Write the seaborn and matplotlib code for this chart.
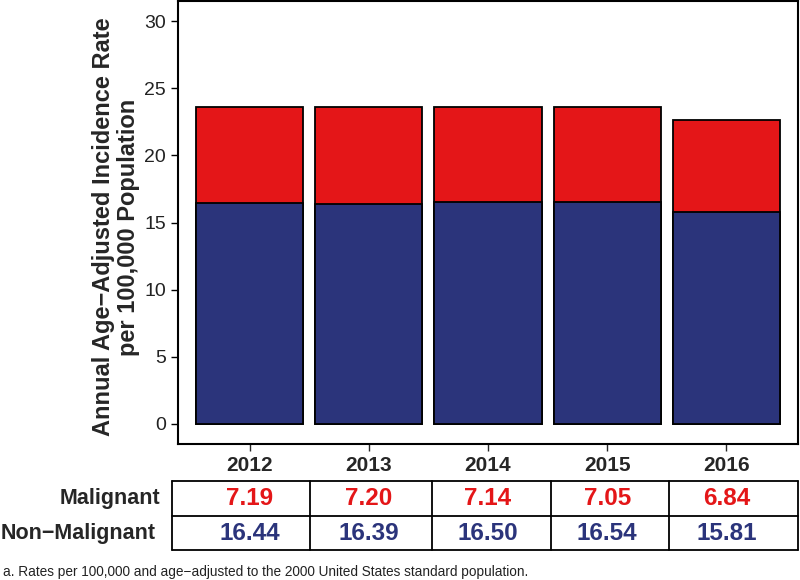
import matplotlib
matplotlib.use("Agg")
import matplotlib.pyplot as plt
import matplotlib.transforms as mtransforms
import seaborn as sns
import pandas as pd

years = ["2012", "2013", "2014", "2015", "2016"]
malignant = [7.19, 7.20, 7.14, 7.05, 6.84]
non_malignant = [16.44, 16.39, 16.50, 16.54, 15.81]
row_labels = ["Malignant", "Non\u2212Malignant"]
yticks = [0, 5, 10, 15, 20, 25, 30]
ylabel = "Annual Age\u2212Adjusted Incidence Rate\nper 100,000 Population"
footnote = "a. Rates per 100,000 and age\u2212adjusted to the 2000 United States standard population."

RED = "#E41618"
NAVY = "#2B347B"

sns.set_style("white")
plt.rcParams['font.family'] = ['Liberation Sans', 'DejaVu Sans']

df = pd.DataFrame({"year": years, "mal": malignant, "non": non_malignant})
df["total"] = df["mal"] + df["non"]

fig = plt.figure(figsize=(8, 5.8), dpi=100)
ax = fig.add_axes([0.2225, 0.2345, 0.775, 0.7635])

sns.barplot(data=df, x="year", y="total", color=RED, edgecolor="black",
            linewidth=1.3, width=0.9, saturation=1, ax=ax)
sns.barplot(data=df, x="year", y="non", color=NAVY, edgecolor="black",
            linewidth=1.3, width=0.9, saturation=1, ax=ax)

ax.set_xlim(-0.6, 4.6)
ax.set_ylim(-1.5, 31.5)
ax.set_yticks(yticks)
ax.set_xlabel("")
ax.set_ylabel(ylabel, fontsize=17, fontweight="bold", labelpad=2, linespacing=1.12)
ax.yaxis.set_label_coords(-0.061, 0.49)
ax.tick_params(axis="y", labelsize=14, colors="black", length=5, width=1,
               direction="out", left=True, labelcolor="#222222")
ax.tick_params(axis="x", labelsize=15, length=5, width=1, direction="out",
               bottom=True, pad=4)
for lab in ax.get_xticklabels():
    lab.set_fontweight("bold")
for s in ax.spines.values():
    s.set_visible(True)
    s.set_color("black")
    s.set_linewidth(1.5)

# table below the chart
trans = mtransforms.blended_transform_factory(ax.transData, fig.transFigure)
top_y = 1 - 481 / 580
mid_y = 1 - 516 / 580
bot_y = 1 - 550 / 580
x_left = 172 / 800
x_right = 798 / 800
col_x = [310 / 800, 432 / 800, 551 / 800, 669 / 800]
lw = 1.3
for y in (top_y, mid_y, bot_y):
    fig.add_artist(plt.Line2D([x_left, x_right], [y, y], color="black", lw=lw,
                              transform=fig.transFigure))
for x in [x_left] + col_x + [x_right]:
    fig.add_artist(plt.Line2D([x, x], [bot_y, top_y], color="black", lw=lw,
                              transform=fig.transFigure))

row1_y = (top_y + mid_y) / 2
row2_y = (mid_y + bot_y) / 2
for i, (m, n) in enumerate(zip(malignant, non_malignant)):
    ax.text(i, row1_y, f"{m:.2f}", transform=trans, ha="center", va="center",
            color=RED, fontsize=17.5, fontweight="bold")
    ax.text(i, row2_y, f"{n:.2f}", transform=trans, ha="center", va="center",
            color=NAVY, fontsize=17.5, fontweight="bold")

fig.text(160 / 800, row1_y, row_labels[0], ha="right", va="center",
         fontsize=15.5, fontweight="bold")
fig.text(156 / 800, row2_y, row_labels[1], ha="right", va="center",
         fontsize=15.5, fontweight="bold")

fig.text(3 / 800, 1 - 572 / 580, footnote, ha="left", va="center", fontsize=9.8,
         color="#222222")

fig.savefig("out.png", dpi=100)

--- Your task ---
Write down every line from the opening of the listing to the line with "s.set_linewidth(1.5)", both included, and nothing else; the pictures are omitted.

--- Task output ---
Write the seaborn and matplotlib code for this chart.
import matplotlib
matplotlib.use("Agg")
import matplotlib.pyplot as plt
import matplotlib.transforms as mtransforms
import seaborn as sns
import pandas as pd

years = ["2012", "2013", "2014", "2015", "2016"]
malignant = [7.19, 7.20, 7.14, 7.05, 6.84]
non_malignant = [16.44, 16.39, 16.50, 16.54, 15.81]
row_labels = ["Malignant", "Non\u2212Malignant"]
yticks = [0, 5, 10, 15, 20, 25, 30]
ylabel = "Annual Age\u2212Adjusted Incidence Rate\nper 100,000 Population"
footnote = "a. Rates per 100,000 and age\u2212adjusted to the 2000 United States standard population."

RED = "#E41618"
NAVY = "#2B347B"

sns.set_style("white")
plt.rcParams['font.family'] = ['Liberation Sans', 'DejaVu Sans']

df = pd.DataFrame({"year": years, "mal": malignant, "non": non_malignant})
df["total"] = df["mal"] + df["non"]

fig = plt.figure(figsize=(8, 5.8), dpi=100)
ax = fig.add_axes([0.2225, 0.2345, 0.775, 0.7635])

sns.barplot(data=df, x="year", y="total", color=RED, edgecolor="black",
            linewidth=1.3, width=0.9, saturation=1, ax=ax)
sns.barplot(data=df, x="year", y="non", color=NAVY, edgecolor="black",
            linewidth=1.3, width=0.9, saturation=1, ax=ax)

ax.set_xlim(-0.6, 4.6)
ax.set_ylim(-1.5, 31.5)
ax.set_yticks(yticks)
ax.set_xlabel("")
ax.set_ylabel(ylabel, fontsize=17, fontweight="bold", labelpad=2, linespacing=1.12)
ax.yaxis.set_label_coords(-0.061, 0.49)
ax.tick_params(axis="y", labelsize=14, colors="black", length=5, width=1,
               direction="out", left=True, labelcolor="#222222")
ax.tick_params(axis="x", labelsize=15, length=5, width=1, direction="out",
               bottom=True, pad=4)
for lab in ax.get_xticklabels():
    lab.set_fontweight("bold")
for s in ax.spines.values():
    s.set_visible(True)
    s.set_color("black")
    s.set_linewidth(1.5)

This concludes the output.